Color pencils are made by mixing pigments with wax. How much pigment is used and how soft the wax is determents the quality of the pencil.

I have two color pencil sets. One set of 12 pencils are top of the range. With a soft wax and a lot of pigment they float about the paper. Although it’s a joy to use them I have made very many drawing with them.
Only the last few drawings I’ve done and my drawing Christening in which you can see how beautiful the colors are.

Then I have a set of 72 color pencil that are the runner up. They are good pencils but just not as good as my 12 pencil set.
The owner of my art supplies shop advised these when I started drawing two years ago. Mostly because of their price.
The runner up are € 52 for 72 pencils and the top of the range are € 138 for 72 pencils.
So the runner up are a good place to start. And I’ve enjoyed drawing with them for the last two years except for one thing.

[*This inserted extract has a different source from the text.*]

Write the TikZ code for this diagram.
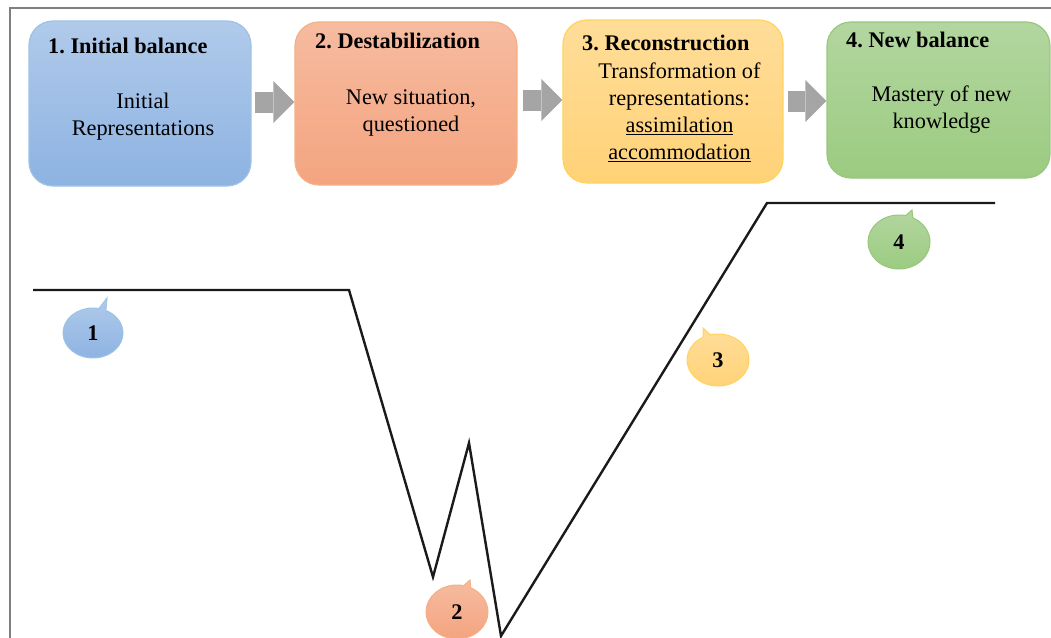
\documentclass[tikz,border=0pt]{standalone}
\usepackage{fontspec}
\setmainfont{Liberation Serif}
\usetikzlibrary{shapes.callouts,arrows.meta}
\frenchspacing

\definecolor{bluetop}{HTML}{B0CAEA}
\definecolor{bluebot}{HTML}{8DB3E2}
\definecolor{blueline}{HTML}{9DC3E6}
\definecolor{orangetop}{HTML}{F6BBA0}
\definecolor{orangebot}{HTML}{F4A47F}
\definecolor{orangeline}{HTML}{F4B183}
\definecolor{yellowtop}{HTML}{FFDD99}
\definecolor{yellowbot}{HTML}{FFD277}
\definecolor{yellowline}{HTML}{FFD45C}
\definecolor{greentop}{HTML}{B3D6A0}
\definecolor{greenbot}{HTML}{9BCB80}
\definecolor{greenline}{HTML}{97C77B}
\definecolor{arrowgray}{HTML}{A5A5A5}
\definecolor{framegray}{HTML}{7F7F7F}
\definecolor{linedark}{HTML}{1A1A1A}

\newcommand\labelsize{\fontsize{22.3}{27}\selectfont}

\tikzset{
  phase/.style={draw=#1line, top color=#1top, bottom color=#1bot,
    line width=1.2pt, rounded corners=24pt, inner sep=0pt},
  stage/.style={anchor=base west, inner sep=0pt, font=\labelsize\bfseries},
  note/.style={align=center, inner sep=0pt, font=\labelsize},
  flow/.style={line width=21pt, draw=arrowgray,
    -{Triangle[length=21pt,width=42pt,line width=0pt]}},
  bubble/.style={ellipse callout, draw=#1line, top color=#1top, bottom color=#1bot,
    line width=1pt, minimum width=62pt, minimum height=52pt, inner sep=0pt,
    callout pointer arc=14, font=\labelsize\bfseries},
  trend/.style={line width=2.4pt, draw=linedark, line join=miter},
  frame/.style={line width=1.8pt, draw=framegray}
}

\begin{document}
\begin{tikzpicture}[x=1pt,y=-1pt]
  \useasboundingbox (0,0) rectangle (1051,637);
  \draw[frame] (1060,8) -- (10,8) -- (10,650);

  \node[phase=blue, minimum width=222pt, minimum height=165pt] (b1) at (140,103.5) {};
  \node[phase=orange, minimum width=222pt, minimum height=163pt] (b2) at (406,103.5) {};
  \node[phase=yellow, minimum width=220pt, minimum height=163pt] (b3) at (673,101.5) {};
  \node[phase=green, minimum width=223pt, minimum height=156pt] (b4) at (938.5,100) {};

  \node[stage] (t1) at (48,53) {1. Initial balance};
  \node[stage] (t2) at (315,48) {2. Destabilization};
  \node[stage] (t3) at (582,50) {3. Reconstruction};
  \node[stage] (t4) at (846,47) {4. New balance};

  \node[note] (n1) at (143,116.4) {Initial\\Representations};
  \node[note] (n2) at (411,113.4) {New situation,\\questioned};
  \node[note] (n3) at (679.5,112) {Transformation of\\representations:\\\underline{assimilation}\\\underline{accommodation}};
  \node[note] (n4) at (941.5,109.9) {Mastery of new\\knowledge};

  \draw[flow] ([xshift=3pt]b1.east |- 0,102) -- (b2.west |- 0,102);
  \draw[flow] ([xshift=5pt]b2.east |- 0,100) -- (b3.west |- 0,100);
  \draw[flow] ([xshift=4pt]b3.east |- 0,101) -- (b4.west |- 0,101);

  \draw[trend] (33,290) -- (349,290) -- (433,577) -- (469,443) -- (501,636)
    -- (767,203) -- (995,203);

  \node[bubble=blue, minimum width=60pt, minimum height=50pt,
    callout absolute pointer={(107,298)}] (c1) at (93,333) {1};
  \node[bubble=orange, minimum height=54pt,
    callout absolute pointer={(470,580)}] (c2) at (457,612) {2};
  \node[bubble=yellow, callout absolute pointer={(703,328)}] (c3) at (718,360) {3};
  \node[bubble=green, minimum height=54pt,
    callout absolute pointer={(912,210)}] (c4) at (899,242) {4};
\end{tikzpicture}
\end{document}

Since they are of the same quality and presumably made in the same way you would expect that they all would have the same drawing properties. But they don’t.
Some slide fairly smoothly over the paper and others scrape over the paper in a way that make my toes curl.
I felt that most pencils scraped but I didn’t actually know how many and which pencils.

So in this drawing I examined that. The size of the surface of a color is decided by the feeling I have when I draw with it. The color the slide smoothly over the paper have a large surface. The colors that scrape a smaller surface.
And because I ran out of pencils before I ran out of paper I used a few pencils from my top of the range pencil set for the last part of the drawing.

I’ve found out a few things:

  • Firstly, contrary to my expectations, I have far more pencil in the runner up that slide fairly smoothly over the paper then pencils that scrape.
  • But the pencils that scrape are all very light colors. Which is a problem because I tend to use more light then dark colors.
  • And the way in which the pencils of the top range set float over the paper is truly delightful.

So the conclusion is clear. I should replace my color set with a box of top range pencils. But sadly I don’t have money to do that at this moment. So I’ve started out to replace those few pencils that really make my toes curl.